A relentless populist (Collins also worked at the BBC as Controller of the Light Programme), we even learn of the reading matter of these 1950s London commuters: The Times, Telegraph and Daily Mirror.
Plot and Story of Bond Street Story
The action of Bond Street Story revolves around a group of employees of the department store Rammell’s, and the intertwining stories of their families and loved ones. Mr Privett lands his daughter Irene a job at Rammell’s, where he is employed, only to find his daughter is horrified at the idea of taking such employment. She had always had dreams of becoming an actress.
Mr Eric Rammell, who has taken over the business from his father Sir Harry, has all sorts of family problems he must deal with, most notably a wayward son and a selfish wife.
The novel’s pathos, however, derives from the story of Mr Bloot, Rammell’s senior floor walker and close friend of Mr Privett. The nicely spoken, corpulent and widowed Mr Bloot has fallen in love with Hetty, a fast-track type character who runs a tobacco shop. They marry, and as expected, the marriage is a disaster. Hetty is coarse and insensitive. She is also mean. She releases Mr Bloot’s beloved budgies, which causes the harried husband all sorts of agonies. Humiliated beyond reconciliation with his wife, Mr Bloot is too embarrassed to ask for the help of his friends or even turn up for work.
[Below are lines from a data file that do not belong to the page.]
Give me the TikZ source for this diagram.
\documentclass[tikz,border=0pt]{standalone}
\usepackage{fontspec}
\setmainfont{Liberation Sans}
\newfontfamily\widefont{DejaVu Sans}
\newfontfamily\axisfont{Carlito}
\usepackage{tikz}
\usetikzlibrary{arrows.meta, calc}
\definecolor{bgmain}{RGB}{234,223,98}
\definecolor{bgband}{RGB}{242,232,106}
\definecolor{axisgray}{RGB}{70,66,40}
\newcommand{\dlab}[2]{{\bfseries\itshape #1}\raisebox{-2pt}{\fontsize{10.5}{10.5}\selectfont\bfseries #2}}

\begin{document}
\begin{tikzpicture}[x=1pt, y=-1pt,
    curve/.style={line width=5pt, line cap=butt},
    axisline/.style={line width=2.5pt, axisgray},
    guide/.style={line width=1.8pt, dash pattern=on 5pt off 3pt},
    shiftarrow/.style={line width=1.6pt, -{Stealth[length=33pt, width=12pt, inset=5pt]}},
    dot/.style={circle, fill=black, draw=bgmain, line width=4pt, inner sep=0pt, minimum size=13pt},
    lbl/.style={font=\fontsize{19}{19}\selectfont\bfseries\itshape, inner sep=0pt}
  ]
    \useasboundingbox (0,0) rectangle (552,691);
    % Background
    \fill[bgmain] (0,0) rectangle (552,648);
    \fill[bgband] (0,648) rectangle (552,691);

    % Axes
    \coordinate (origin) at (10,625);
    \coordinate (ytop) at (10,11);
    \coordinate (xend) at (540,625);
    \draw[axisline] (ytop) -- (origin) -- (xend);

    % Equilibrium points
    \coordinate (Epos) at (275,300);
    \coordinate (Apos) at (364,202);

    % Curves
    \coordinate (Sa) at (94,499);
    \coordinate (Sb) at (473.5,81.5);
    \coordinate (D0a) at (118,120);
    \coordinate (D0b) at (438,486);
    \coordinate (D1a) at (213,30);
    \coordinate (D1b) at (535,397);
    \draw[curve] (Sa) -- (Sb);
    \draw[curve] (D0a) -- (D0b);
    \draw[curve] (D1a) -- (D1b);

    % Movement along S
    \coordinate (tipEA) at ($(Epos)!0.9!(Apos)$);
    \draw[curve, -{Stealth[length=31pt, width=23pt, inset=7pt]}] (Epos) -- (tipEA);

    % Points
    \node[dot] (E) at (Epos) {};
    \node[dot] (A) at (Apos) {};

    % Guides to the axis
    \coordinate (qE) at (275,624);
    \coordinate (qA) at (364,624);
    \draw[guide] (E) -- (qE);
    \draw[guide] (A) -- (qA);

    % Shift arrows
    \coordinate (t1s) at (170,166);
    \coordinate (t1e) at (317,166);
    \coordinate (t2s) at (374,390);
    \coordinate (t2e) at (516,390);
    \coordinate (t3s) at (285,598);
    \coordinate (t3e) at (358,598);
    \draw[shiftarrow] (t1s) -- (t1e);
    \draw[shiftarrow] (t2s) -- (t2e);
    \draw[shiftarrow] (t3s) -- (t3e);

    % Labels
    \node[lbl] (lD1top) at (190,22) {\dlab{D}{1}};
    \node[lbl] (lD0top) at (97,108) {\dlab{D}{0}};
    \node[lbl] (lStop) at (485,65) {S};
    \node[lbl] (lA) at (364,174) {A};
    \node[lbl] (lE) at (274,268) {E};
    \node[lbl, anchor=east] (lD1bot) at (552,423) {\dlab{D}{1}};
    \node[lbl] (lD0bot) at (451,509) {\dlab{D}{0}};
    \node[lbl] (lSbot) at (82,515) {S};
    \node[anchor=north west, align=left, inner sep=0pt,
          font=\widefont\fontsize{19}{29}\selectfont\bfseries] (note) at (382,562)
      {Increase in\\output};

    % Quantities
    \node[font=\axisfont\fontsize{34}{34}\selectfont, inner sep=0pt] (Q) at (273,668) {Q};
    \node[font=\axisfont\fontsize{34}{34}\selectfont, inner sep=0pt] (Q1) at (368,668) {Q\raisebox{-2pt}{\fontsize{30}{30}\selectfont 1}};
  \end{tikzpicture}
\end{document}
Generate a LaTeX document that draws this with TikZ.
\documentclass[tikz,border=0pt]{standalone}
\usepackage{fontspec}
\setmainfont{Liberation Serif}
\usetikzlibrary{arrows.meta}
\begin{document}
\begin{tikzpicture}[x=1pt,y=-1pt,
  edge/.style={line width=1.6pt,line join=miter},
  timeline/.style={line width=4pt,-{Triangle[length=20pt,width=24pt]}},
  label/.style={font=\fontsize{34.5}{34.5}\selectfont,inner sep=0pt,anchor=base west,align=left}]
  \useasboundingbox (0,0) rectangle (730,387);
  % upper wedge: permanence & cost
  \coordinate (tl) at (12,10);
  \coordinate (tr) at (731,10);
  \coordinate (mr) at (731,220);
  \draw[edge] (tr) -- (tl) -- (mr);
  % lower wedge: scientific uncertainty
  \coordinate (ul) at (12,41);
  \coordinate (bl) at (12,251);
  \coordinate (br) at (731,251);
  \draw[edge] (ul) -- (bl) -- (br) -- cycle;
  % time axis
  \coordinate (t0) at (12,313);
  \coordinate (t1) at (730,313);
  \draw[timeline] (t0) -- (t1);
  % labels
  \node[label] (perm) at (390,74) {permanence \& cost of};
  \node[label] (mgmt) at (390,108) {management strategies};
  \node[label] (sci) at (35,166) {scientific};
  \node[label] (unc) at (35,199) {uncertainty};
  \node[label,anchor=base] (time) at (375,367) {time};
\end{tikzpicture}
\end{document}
All is resolved in the end when Mr Bloot moves in with Mr Privett’s family and is approached to represent a new bird seed called, Tweeties.
A Novel of Warmth and Pathos
While Bond Street Story is not as good a novel as the brilliant London Belongs to Me, it contains many of that novel’s best qualities. It has warmth and pathos. While not avoiding life’s ugly realities, Norman Collins shows that the best side of human nature triumphs in the end, and that mistakes made in life, no matter how bad they may seem, can always be redeemed in the end.
Cultivate meaningful friendships, the novel seems to say, and everyone can rebound from any disaster in life, no matter how humiliating.